Trump White House Lawyer Cipollone To Testify Before January 6 Panel Today

Cipollone, whose reported resistance to Trump’s schemes to overturn his 2020 election defeat has made him a long-sought and potentially illuminating witness, will appear behind closed doors for a private, transcribed interview.

AP Photo/J. Scott Applewhite, file
White House counsel Pasquale 'Pat' Cipollone departs the Capitol on January 25, 2020. AP Photo/J. Scott Applewhite, file

WASHINGTON — President Trump’s former White House counsel, Pasquale “Pat” Cipollone, is scheduled to testify Friday before the House committee investigating the Jan. 6 attack on the Capitol. He will appear behind closed doors for a private, transcribed interview.

Mr. Cipollone, whose reported resistance to Trump’s schemes to overturn his 2020 election defeat has made him a long-sought and potentially illuminating witness, was subpoenaed by the select committee last week after weeks of public pressure to provide testimony to the panel.

As Mr. Trump’s top White House lawyer, Mr. Cipollone was in the West Wing on January 6, 2021, as well as for key meetings in the turbulent weeks after the election when Mr. Trump and associates — including Republican lawmakers and legal adviser Mayor Giuliani — debated and plotted ways to challenge the election.

Mr. Cipollone’s appearance before the panel follows dramatic testimony from a former Trump White House aide, Cassidy Hutchinson. The young aide to the former chief of staff, Mark Meadows, provided the committee with a striking account of what she saw and heard in those weeks and presented lawmakers with arguably their clearest case for how Mr. Trump or some of his allies could face criminal liability.

Mr. Cipollone is said to have stridently and repeatedly warned Mr. Trump and his allies against their efforts to challenge the election, threatening to resign as Mr. Trump eyed a dramatic reshuffling atop the Justice Department.

One witness said Mr. Cipollone referred to a proposed letter making false claims about voter fraud as a “murder-suicide pact.”

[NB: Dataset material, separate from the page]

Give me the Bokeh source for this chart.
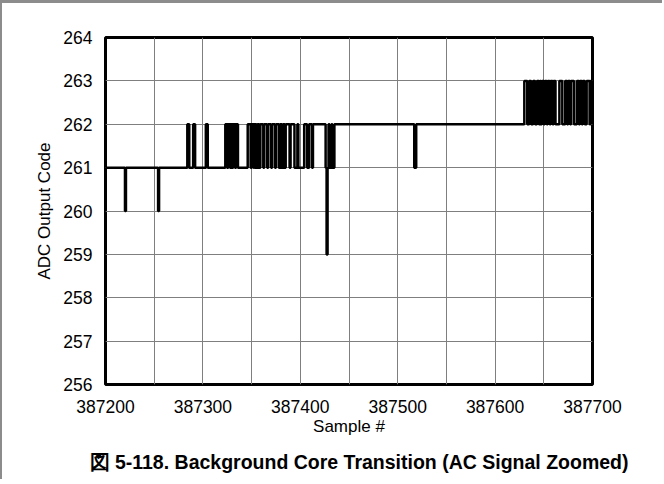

But while his interview with the committee could prove to be a breakthrough, it remained unclear whether Mr. Cipollone would try to limit what he is willing to talk about. As the administration’s chief lawyer, he could argue that some or all of his conversations with Mr. Trump are privileged.

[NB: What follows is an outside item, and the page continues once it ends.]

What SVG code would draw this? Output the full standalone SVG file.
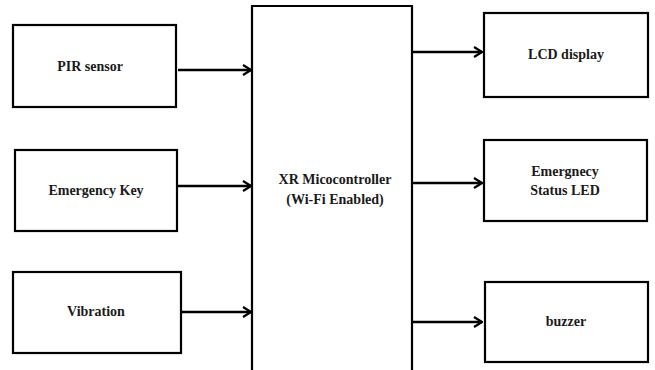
<svg xmlns="http://www.w3.org/2000/svg" width="655" height="370" viewBox="0 0 655 370">
<defs>
<marker id="ah" markerWidth="10" markerHeight="12" refX="9" refY="6" orient="auto" markerUnits="userSpaceOnUse">
<path d="M1,1 L9,6 L1,11" fill="none" stroke="#000" stroke-width="2.2"/>
</marker>
<style>
.box{fill:#fff;stroke:#000;stroke-width:2.2}
.lbl{font-family:'Liberation Serif','DejaVu Serif',serif;font-weight:bold;font-size:14px;fill:#1a1a1a;text-anchor:middle}
.con{stroke:#000;stroke-width:2.4;fill:none}
</style>
</defs>
<rect width="655" height="370" fill="#fff"/>
<g id="pir"><rect class="box" x="13" y="25" width="163" height="82"/><text class="lbl" x="90" y="71">PIR sensor</text></g>
<g id="emergency-key"><rect class="box" x="15" y="150" width="162" height="81"/><text class="lbl" x="96" y="195">Emergency Key</text></g>
<g id="vibration"><rect class="box" x="13" y="272" width="168" height="81"/><text class="lbl" x="96" y="316">Vibration</text></g>
<g id="mcu"><path class="box" d="M252,372 L252,6 L412,6 L412,372"/><text class="lbl" x="335" y="184">XR Micocontroller</text><text class="lbl" x="335" y="204">(Wi-Fi Enabled)</text></g>
<g id="lcd"><rect class="box" x="484" y="13" width="164" height="84"/><text class="lbl" x="566" y="59">LCD display</text></g>
<g id="led"><rect class="box" x="484" y="140" width="163" height="81"/><text class="lbl" x="565" y="176">Emergnecy</text><text class="lbl" x="565" y="195">Status LED</text></g>
<g id="buzzer"><rect class="box" x="485" y="282" width="163" height="80"/><text class="lbl" x="566" y="326">buzzer</text></g>
<g id="connectors">
<line class="con" x1="178" y1="70" x2="251" y2="70" marker-end="url(#ah)"/>
<line class="con" x1="178" y1="186" x2="251" y2="186" marker-end="url(#ah)"/>
<line class="con" x1="180" y1="312" x2="251" y2="312" marker-end="url(#ah)"/>
<line class="con" x1="413" y1="52" x2="482" y2="52" marker-end="url(#ah)"/>
<line class="con" x1="413" y1="183" x2="482" y2="183" marker-end="url(#ah)"/>
<line class="con" x1="413" y1="322" x2="482" y2="322" marker-end="url(#ah)"/>
</g>
</svg>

Nevertheless, the nine-member panel believes he is a crucial witness who can provide them with an even closer, first-hand recollection of the several and varied efforts by Trump allies to subvert the Electoral College, including a strategy to organize so-called alternate electors for Mr. Trump in seven swing states that President Biden won. 

Lawmakers also said that Mr. Cipollone’s name came up in a number of private depositions as a voice of reason against efforts to appoint a loyalist as attorney general who championed false theories of voter fraud and a plan to have Mr. Trump march to the Capitol on January 6 alongside his supporters.

Ms. Hutchinson testified last week that days before the Capitol attack, Mr. Cipollone warned that there were “serious legal concerns” if Trump accompanied the protesters to the Capitol, saying, “We need to make sure that this doesn’t happen.” 

By the morning of January 6, Mr. Cipollone was urging Ms. Hutchinson to “keep in touch” about any possible movements by the president and “please make sure we don’t go up to the Capitol, Cassidy.”

If Mr. Trump did go to the Capitol, Ms. Hutchinson recalled Cipollone saying, “we’re going to get charged with every crime imaginable.” He had previously identified obstruction of justice or defrauding the electoral count as among the possibilities, she said.

While Mr. Cipollone sat for an informal interview in April, the committee has reiterated that it required his cooperation on the record after it obtained evidence about which he was “uniquely positioned to testify.”

“Our evidence shows that Pat Cipollone and his office tried to do what was right,” the Republican vice-chairwoman of the committee, Representative Elizabeth Cheney, said in a hearing last month. “They tried to stop a number of President Trump’s plans for Jan. 6.”

“We think the American people deserve to hear from Mr. Cipollone personally,” she added.